## Data provided
######

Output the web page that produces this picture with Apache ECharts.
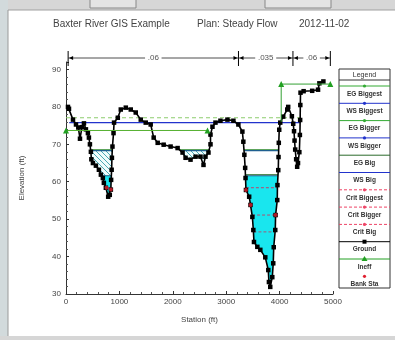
<!DOCTYPE html>
<html>
<head>
<meta charset="utf-8">
<script src="https://cdn.jsdelivr.net/npm/echarts@6/dist/echarts.min.js"></script>
<style>
  html, body { margin: 0; padding: 0; background: #fff; }
  #main { width: 395px; height: 340px; }
</style>
</head>
<body>
<div id="main"></div>
<script>
// ground profile (station ft, elevation ft)
const groundSta = [37, 56, 131, 187, 230, 262, 300, 336, 373, 410, 429, 448, 466, 475, 504, 560, 616, 653, 690, 709,
    746, 790, 820, 840, 845, 855, 860, 870, 890, 900, 970, 1026, 1120, 1213, 1306, 1400, 1493, 1586, 1642, 1717,
    1829, 1959, 2090, 2183, 2239, 2332, 2426, 2519, 2575, 2612, 2668, 2706, 2706, 2743, 2799, 2892, 3023, 3135, 3228, 3303,
    3321, 3340, 3355, 3362, 3370, 3430, 3455, 3490, 3508, 3520, 3583, 3639, 3732, 3788, 3800, 3825, 3863, 3881, 3890, 3919,
    3925, 3956, 3960, 3975, 3980, 3985, 3993, 4012, 4068, 4143, 4161, 4230, 4255, 4270, 4280, 4292, 4310, 4329, 4345, 4370,
    4380, 4385, 4388, 4392, 4450, 4610, 4720, 4745, 4820];
const groundElev = [80.0, 79.5, 76.6, 75.3, 74.5, 71.5, 74.6, 75.6, 74.0, 73.0, 71.8, 70.0, 68.0, 66.0, 65.0, 64.3, 63.2, 61.9, 61.0, 59.7,
    58.4, 56.0, 56.5, 57.9, 60.5, 63.2, 66.4, 69.4, 73.0, 75.8, 77.1, 79.3, 79.8, 79.3, 78.5, 76.6, 75.8, 75.3, 71.8, 70.4,
    69.9, 69.4, 69.0, 67.8, 66.4, 65.9, 66.7, 66.7, 64.5, 66.7, 67.8, 70.0, 72.6, 74.7, 75.8, 76.3, 76.6, 76.3, 75.3, 73.4,
    70.7, 67.2, 63.7, 61.0, 57.8, 56.0, 53.8, 50.6, 47.1, 43.9, 42.6, 41.8, 39.8, 36.4, 33.2, 31.9, 34.5, 38.2, 42.5, 47.1,
    51.1, 55.1, 59.1, 63.1, 66.6, 70.4, 73.9, 75.8, 77.4, 79.3, 80.0, 77.5, 75.5, 73.5, 71.0, 68.6, 66.0, 64.0, 65.0, 67.9,
    72.5, 76.5, 80.5, 83.8, 84.2, 84.3, 84.6, 86.3, 86.8];

// profiles: Biggest, Bigger, Big
const profiles = ['Biggest', 'Bigger', 'Big'];
const wsElev = [75.8, 68.3, 61.6];
const egElev = [77.1, 68.6, 61.9];
const critElev = [58.4, 51.1, 46.6];

const ineffLeftSta = [0, 2650];
const ineffLeftElev = [73.7, 73.7];
const ineffRightSta = [4030, 4030, 4950];
const ineffRightElev = [76.0, 86.1, 86.1];

const bankSta = [760, 840, 3370, 3455, 3925];
const bankElev = [58.4, 57.9, 57.8, 53.8, 51.1];

const nStations = [40, 3230, 4250, 4950];
const nValues = ['.06', '.035', '.06'];

const legendNames = ['EG Biggest', 'WS Biggest', 'EG Bigger', 'WS Bigger', 'EG Big', 'WS Big',
    'Crit Biggest', 'Crit Bigger', 'Crit Big', 'Ground', 'Ineff', 'Bank Sta'];

const ground = groundSta.map((s, i) => [s, groundElev[i]]);

// water pool between the ground crossings around a seed station
function pool(level, seed) {
    let i = 0, best = Infinity;
    ground.forEach((p, k) => {
        const d = Math.abs(p[0] - seed);
        if (p[1] < level && d < best) { best = d; i = k; }
    });
    let L = i, R = i;
    while (L > 0 && ground[L - 1][1] < level) L--;
    while (R < ground.length - 1 && ground[R + 1][1] < level) R++;
    const cross = (a, b) => {
        const t = (level - a[1]) / (b[1] - a[1]);
        return a[0] + t * (b[0] - a[0]);
    };
    const xa = L > 0 ? cross(ground[L - 1], ground[L]) : ground[0][0];
    const xb = R < ground.length - 1 ? cross(ground[R], ground[R + 1]) : ground[R][0];
    return [[xa, level]].concat(ground.slice(L, R + 1)).concat([[xb, level]]);
}

const hatch = document.createElement('canvas');
hatch.width = 5; hatch.height = 5;
(function () {
    const g = hatch.getContext('2d');
    g.fillStyle = '#effcfc'; g.fillRect(0, 0, 5, 5);
    g.strokeStyle = '#4aaab4'; g.lineWidth = 1;
    g.beginPath(); g.moveTo(0, 0); g.lineTo(5, 5); g.stroke();
})();

const fills = [];
[800, 2560].forEach(s => fills.push({ pts: pool(wsElev[1], s), fill: { image: hatch, repeat: 'repeat' } }));
[790, 3825].forEach(s => fills.push({ pts: pool(wsElev[2], s), fill: '#19e6ee' }));

const series = [];

series.push({
    type: 'custom', z: 1, silent: true,
    data: fills.map(f => f.pts[0]),
    renderItem: (params, api) => ({
        type: 'polygon',
        shape: { points: fills[params.dataIndex].pts.map(p => api.coord(p)) },
        style: { fill: fills[params.dataIndex].fill, stroke: null }
    })
});

function hline(name, pts, color, width, dash, z) {
    series.push({
        name: name, type: 'line', z: z || 2, silent: true, symbol: 'none',
        data: pts, lineStyle: { color: color, width: width, type: dash || 'solid' }
    });
}

function levelLines(name, level, seeds, color, width, dash) {
    seeds.forEach(s => {
        const p = pool(level, s);
        hline(name, [p[0], p[p.length - 1]], color, width, dash);
    });
}

// Biggest profile spans the whole section
hline('EG Biggest', [[0, egElev[0]], [4390, egElev[0]]], '#8ccc6c', 1, [4, 3]);
hline('WS Biggest', [[60, wsElev[0]], [4390, wsElev[0]]], '#2233cc', 1.3);
levelLines('EG Bigger', egElev[1], [800, 2560, 3825], '#55a055', 1);
levelLines('WS Bigger', wsElev[1], [800, 2560, 3825], '#1f5f8f', 1.2);
levelLines('EG Big', egElev[2], [3825], '#3d7a3d', 1);
levelLines('WS Big', wsElev[2], [790, 3825], '#205a80', 1);
levelLines('Crit Biggest', critElev[0], [790, 3825], '#c0406a', 1, [3, 2]);
levelLines('Crit Bigger', critElev[1], [3825], '#b05070', 1, [3, 2]);
levelLines('Crit Big', critElev[2], [3825], '#a05878', 1, [3, 2]);

series.push({
    name: 'Ground', type: 'line', z: 4, silent: true,
    data: ground, symbol: 'rect', symbolSize: 4.5,
    itemStyle: { color: '#000' }, lineStyle: { color: '#000', width: 1.6 }
});

series.push({
    name: 'Ineff', type: 'line', z: 5, silent: true,
    data: ineffLeftSta.map((s, i) => [s, ineffLeftElev[i]]),
    symbol: 'triangle', symbolSize: 6,
    itemStyle: { color: '#22a022' }, lineStyle: { color: '#55b030', width: 1 }
});
series.push({
    name: 'Ineff', type: 'line', z: 5, silent: true,
    data: ineffRightSta.map((s, i) => ({ value: [s, ineffRightElev[i]], symbol: i === 0 ? 'none' : 'triangle' })),
    symbolSize: 6,
    itemStyle: { color: '#22a022' }, lineStyle: { color: '#33a033', width: 1 }
});

series.push({
    name: 'Bank Sta', type: 'scatter', z: 6, silent: true,
    data: bankSta.map((s, i) => [s, bankElev[i]]),
    symbolSize: 4, itemStyle: { color: '#e02030' }
});

// Manning's n bar above the plot
series.push({
    type: 'custom', z: 6, silent: true, clip: false,
    data: [[0, 92]],
    renderItem: (params, api) => {
        const y0 = api.coord([0, 92])[1] - 4;
        const kids = [];
        const xs = nStations.map(s => api.coord([s, 92])[0]);
        xs.forEach(x => kids.push({ type: 'line', shape: { x1: x, y1: y0 - 7, x2: x, y2: y0 + 8 }, style: { stroke: '#000', lineWidth: 1 } }));
        nValues.forEach((v, i) => {
            const x1 = xs[i], x2 = xs[i + 1], mid = (x1 + x2) / 2;
            const tw = v.length * 4.5 + 3;
            kids.push({ type: 'text', style: { text: v, x: mid, y: y0, align: 'center', verticalAlign: 'middle', fill: '#555', font: '8px "Liberation Sans"' } });
            kids.push({ type: 'line', shape: { x1: x1, y1: y0, x2: mid - tw / 2, y2: y0 }, style: { stroke: '#222', lineWidth: 0.8 } });
            kids.push({ type: 'line', shape: { x1: mid + tw / 2, y1: y0, x2: x2, y2: y0 }, style: { stroke: '#222', lineWidth: 0.8 } });
            kids.push({ type: 'polygon', shape: { points: [[x1 + 1, y0], [x1 + 5, y0 - 2], [x1 + 5, y0 + 2]] }, style: { fill: '#000' } });
            kids.push({ type: 'polygon', shape: { points: [[x2 - 1, y0], [x2 - 5, y0 - 2], [x2 - 5, y0 + 2]] }, style: { fill: '#000' } });
        });
        return { type: 'group', children: kids };
    }
});

// legend box drawn at the right
const legendSample = [
    { c: '#33aa33', s: 'circle' }, { c: '#2233cc', s: 'circle' }, { c: '#33aa33', s: 'circle' }, { c: '#2233cc', s: 'circle' },
    { c: '#2a6a2a', s: 'none' }, { c: '#2233cc', s: 'none' },
    { c: '#ee4466', s: 'circle', d: true }, { c: '#ee4466', s: 'circle', d: true }, { c: '#ee4466', s: 'circle', d: true },
    { c: '#000', s: 'rect' }, { c: '#22a022', s: 'triangle' }, { c: '#e02030', s: 'circle', noLine: true }
];
const lx = 339, lw = 51, ly = 69;
const legendGraphics = [
    { type: 'rect', shape: { x: lx, y: ly, width: lw, height: 219 }, style: { fill: '#fff', stroke: '#333', lineWidth: 1 } },
    { type: 'text', style: { text: 'Legend', x: lx + lw / 2, y: ly + 6, align: 'center', verticalAlign: 'middle', fill: '#333', font: '7px "Liberation Sans"' } },
    { type: 'line', shape: { x1: lx, y1: ly + 11, x2: lx + lw, y2: ly + 11 }, style: { stroke: '#333', lineWidth: 1 } }
];
legendNames.forEach((n, i) => {
    const ys = 86 + 17.3 * i, st = legendSample[i];
    if (!st.noLine) {
        legendGraphics.push({ type: 'line', shape: { x1: lx, y1: ys, x2: lx + lw, y2: ys }, style: { stroke: st.c, lineWidth: 1, lineDash: st.d ? [3, 2] : null } });
    }
    const mx = lx + lw / 2;
    if (st.s === 'circle') legendGraphics.push({ type: 'circle', shape: { cx: mx, cy: ys, r: 1.6 }, style: { fill: st.c } });
    if (st.s === 'rect') legendGraphics.push({ type: 'rect', shape: { x: mx - 2, y: ys - 2, width: 4, height: 4 }, style: { fill: st.c } });
    if (st.s === 'triangle') legendGraphics.push({ type: 'polygon', shape: { points: [[mx, ys - 3], [mx - 3, ys + 2], [mx + 3, ys + 2]] }, style: { fill: st.c } });
    legendGraphics.push({ type: 'text', style: { text: n, x: mx, y: ys + 8, align: 'center', verticalAlign: 'middle', fill: '#333', font: 'bold 6.5px "Liberation Sans"' } });
});

// window chrome
const chrome = [
    { type: 'rect', shape: { x: 0, y: 0, width: 395, height: 10 }, style: { fill: '#d6d6d6' } },
    { type: 'rect', shape: { x: 90, y: -4, width: 46, height: 12 }, style: { fill: '#e4e4e4', stroke: '#888' } },
    { type: 'rect', shape: { x: 265, y: -4, width: 66, height: 12 }, style: { fill: '#e4e4e4', stroke: '#888' } },
    { type: 'line', shape: { x1: 0, y1: 10, x2: 395, y2: 10 }, style: { stroke: '#a0a0a0' } },
    { type: 'rect', shape: { x: 0, y: 0, width: 8, height: 340 }, style: { fill: '#d2dadc' } },
    { type: 'line', shape: { x1: 8, y1: 10, x2: 8, y2: 340 }, style: { stroke: '#9a9a9a' } },
    { type: 'rect', shape: { x: 0, y: 336, width: 395, height: 4 }, style: { fill: '#d6d6d6' } }
];

const labelFont = { fontFamily: 'Liberation Sans', fontSize: 8, color: '#444' };
const titleFont = { fontFamily: 'Liberation Sans', fontSize: 10, fontWeight: 'normal', color: '#444' };

const chart = echarts.init(document.getElementById('main'), null, { renderer: 'canvas' });
chart.setOption({
    animation: false,
    backgroundColor: '#fff',
    title: [
        { text: 'Baxter River GIS Example', left: 48, top: 14, textStyle: titleFont },
        { text: 'Plan: Steady Flow', left: 192, top: 14, textStyle: titleFont },
        { text: '2012-11-02', left: 294, top: 14, textStyle: titleFont }
    ],
    grid: { left: 66, right: 62, top: 62, bottom: 46 },
    xAxis: {
        type: 'value', min: 0, max: 5000, interval: 1000,
        name: 'Station (ft)', nameLocation: 'middle', nameGap: 22,
        nameTextStyle: labelFont,
        axisLine: { lineStyle: { color: '#333' } },
        axisTick: { inside: true, length: 3, lineStyle: { color: '#333' } },
        minorTick: { show: true, splitNumber: 5, length: 2, lineStyle: { color: '#555' } },
        axisLabel: Object.assign({ margin: 4, formatter: v => String(v) }, labelFont),
        splitLine: { show: false }
    },
    yAxis: {
        type: 'value', min: 30, max: 92, interval: 10,
        name: 'Elevation (ft)', nameLocation: 'middle', nameGap: 40,
        nameTextStyle: labelFont,
        axisLine: { show: true, lineStyle: { color: '#333' } },
        axisTick: { show: true, inside: true, length: 3, lineStyle: { color: '#333' } },
        minorTick: { show: true, splitNumber: 5, length: 2, lineStyle: { color: '#555' } },
        axisLabel: Object.assign({ margin: 5, showMaxLabel: false }, labelFont),
        splitLine: { show: false }
    },
    graphic: chrome.concat(legendGraphics),
    series: series
});
</script>
</body>
</html>
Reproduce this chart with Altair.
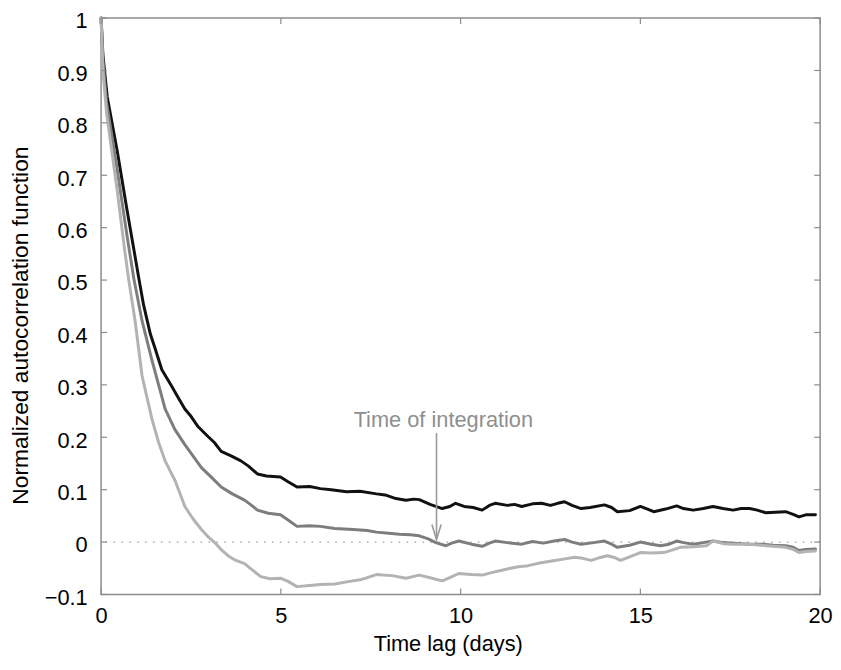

######

## Problem to solve
Write out again, exactly, the lines from the start of the listing up to the line containing "72.5, 76.5, 80.5, 83.8, 84.2, 84.3, 84.6, 86.3, 86.8];", with both ends and without pictures.

## Worked solution
Output the web page that produces this picture with Apache ECharts.
<!DOCTYPE html>
<html>
<head>
<meta charset="utf-8">
<script src="https://cdn.jsdelivr.net/npm/echarts@6/dist/echarts.min.js"></script>
<style>
  html, body { margin: 0; padding: 0; background: #fff; }
  #main { width: 395px; height: 340px; }
</style>
</head>
<body>
<div id="main"></div>
<script>
// ground profile (station ft, elevation ft)
const groundSta = [37, 56, 131, 187, 230, 262, 300, 336, 373, 410, 429, 448, 466, 475, 504, 560, 616, 653, 690, 709,
    746, 790, 820, 840, 845, 855, 860, 870, 890, 900, 970, 1026, 1120, 1213, 1306, 1400, 1493, 1586, 1642, 1717,
    1829, 1959, 2090, 2183, 2239, 2332, 2426, 2519, 2575, 2612, 2668, 2706, 2706, 2743, 2799, 2892, 3023, 3135, 3228, 3303,
    3321, 3340, 3355, 3362, 3370, 3430, 3455, 3490, 3508, 3520, 3583, 3639, 3732, 3788, 3800, 3825, 3863, 3881, 3890, 3919,
    3925, 3956, 3960, 3975, 3980, 3985, 3993, 4012, 4068, 4143, 4161, 4230, 4255, 4270, 4280, 4292, 4310, 4329, 4345, 4370,
    4380, 4385, 4388, 4392, 4450, 4610, 4720, 4745, 4820];
const groundElev = [80.0, 79.5, 76.6, 75.3, 74.5, 71.5, 74.6, 75.6, 74.0, 73.0, 71.8, 70.0, 68.0, 66.0, 65.0, 64.3, 63.2, 61.9, 61.0, 59.7,
    58.4, 56.0, 56.5, 57.9, 60.5, 63.2, 66.4, 69.4, 73.0, 75.8, 77.1, 79.3, 79.8, 79.3, 78.5, 76.6, 75.8, 75.3, 71.8, 70.4,
    69.9, 69.4, 69.0, 67.8, 66.4, 65.9, 66.7, 66.7, 64.5, 66.7, 67.8, 70.0, 72.6, 74.7, 75.8, 76.3, 76.6, 76.3, 75.3, 73.4,
    70.7, 67.2, 63.7, 61.0, 57.8, 56.0, 53.8, 50.6, 47.1, 43.9, 42.6, 41.8, 39.8, 36.4, 33.2, 31.9, 34.5, 38.2, 42.5, 47.1,
    51.1, 55.1, 59.1, 63.1, 66.6, 70.4, 73.9, 75.8, 77.4, 79.3, 80.0, 77.5, 75.5, 73.5, 71.0, 68.6, 66.0, 64.0, 65.0, 67.9,
    72.5, 76.5, 80.5, 83.8, 84.2, 84.3, 84.6, 86.3, 86.8];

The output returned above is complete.